Hari Santosa, her painting teacher, also takes into account her dislike for the drawing lessons at school. It is true that the material of the drawing lessons at school not infrequently frustrates children otherwise gifted with the ability to paint. It is often the case in Indonesia that children can win painting or drawing competitions, but after they grow up they never become anything in the world of painting.
"Not many child painters continue to paint when they become teenagers. If child or teenage painters do succeed as painters, it is usually not the result of school education but rather because of their training at painting studios," said Hari Santoso.
Intan is a rare case. When she was one month shy of her third birthday, she got a citation in a drawing competition in Yogyakarta. Then, when she was three-and-a-half and still being breast-fed, she won first prize in a national competition on stamp designing. Her drawing, I Feed the Chicken, was used for Indonesia's stamps which then president Soeharto launched at the 1992 National Children's Day.
Intan's mother, Yanny Widarti Imawan, reminisced, "In fact, when doing the drawing, Intan was still being breast-fed. While being breast-fed, she drew the picture of chickens with her right hand. I wondered then whether she could win the competition because she drew the pictures in a slanting position."
Then in 1993, Intan won a drawing competition again for a design of Indonesian stamps. Her work I am Studying in Class won first prize and was again the design of Indonesia's stamps.
Thanks to these two first prizes, the name Intan Sari Dewi is now in the Museum of Indonesian Records as Indonesia's youngest stamp designer.

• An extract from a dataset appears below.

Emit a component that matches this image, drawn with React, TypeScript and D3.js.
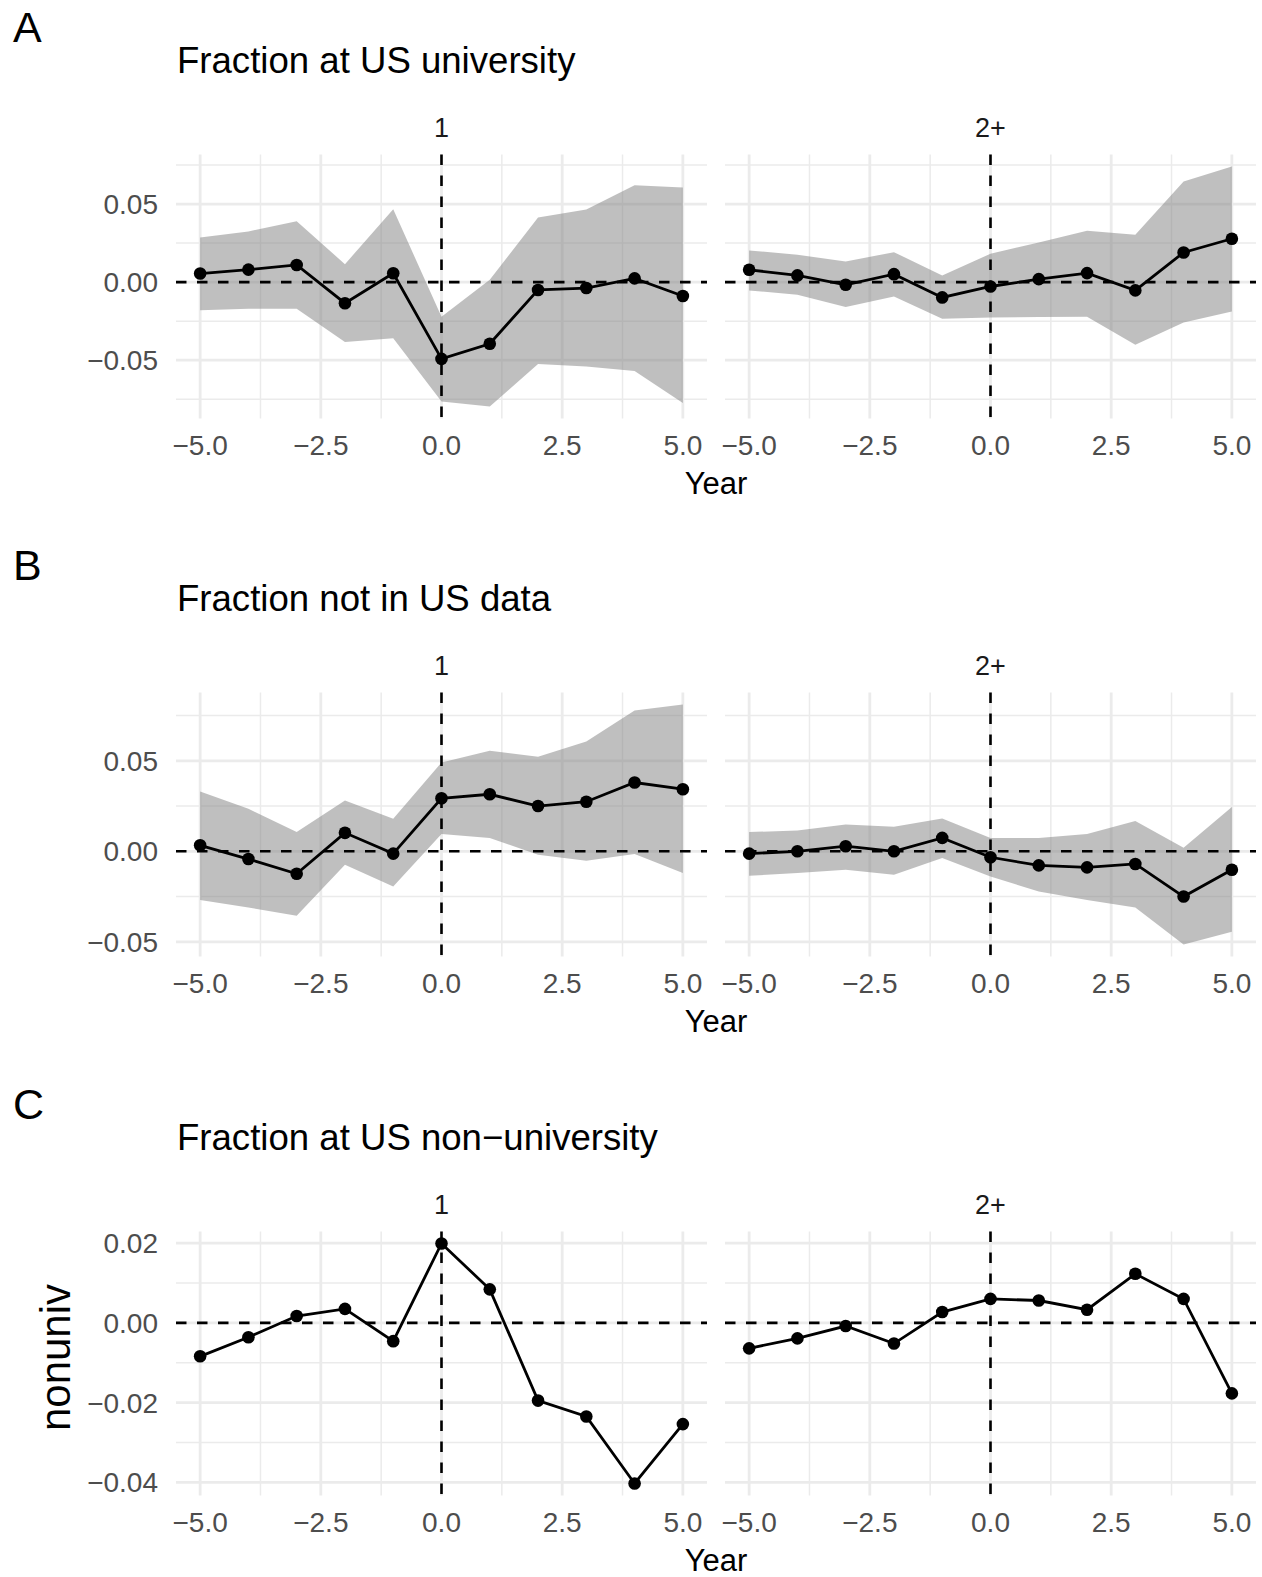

Despite her great painting achievements, Intan, who aspires to become a real painter and is now learning traditional Javanese dance, feels to be just like her peers. She does not consider herself special among friends and family members. In her daily life, not many people know that she is a child painter with a lot of prizes and international recognition to her credit. This is, indeed, much different from the treatment accorded to child celebrities and singers like Joshua or Maissy. Intan Sari Dewi, just like any other child in Yogyakarta, remains modest.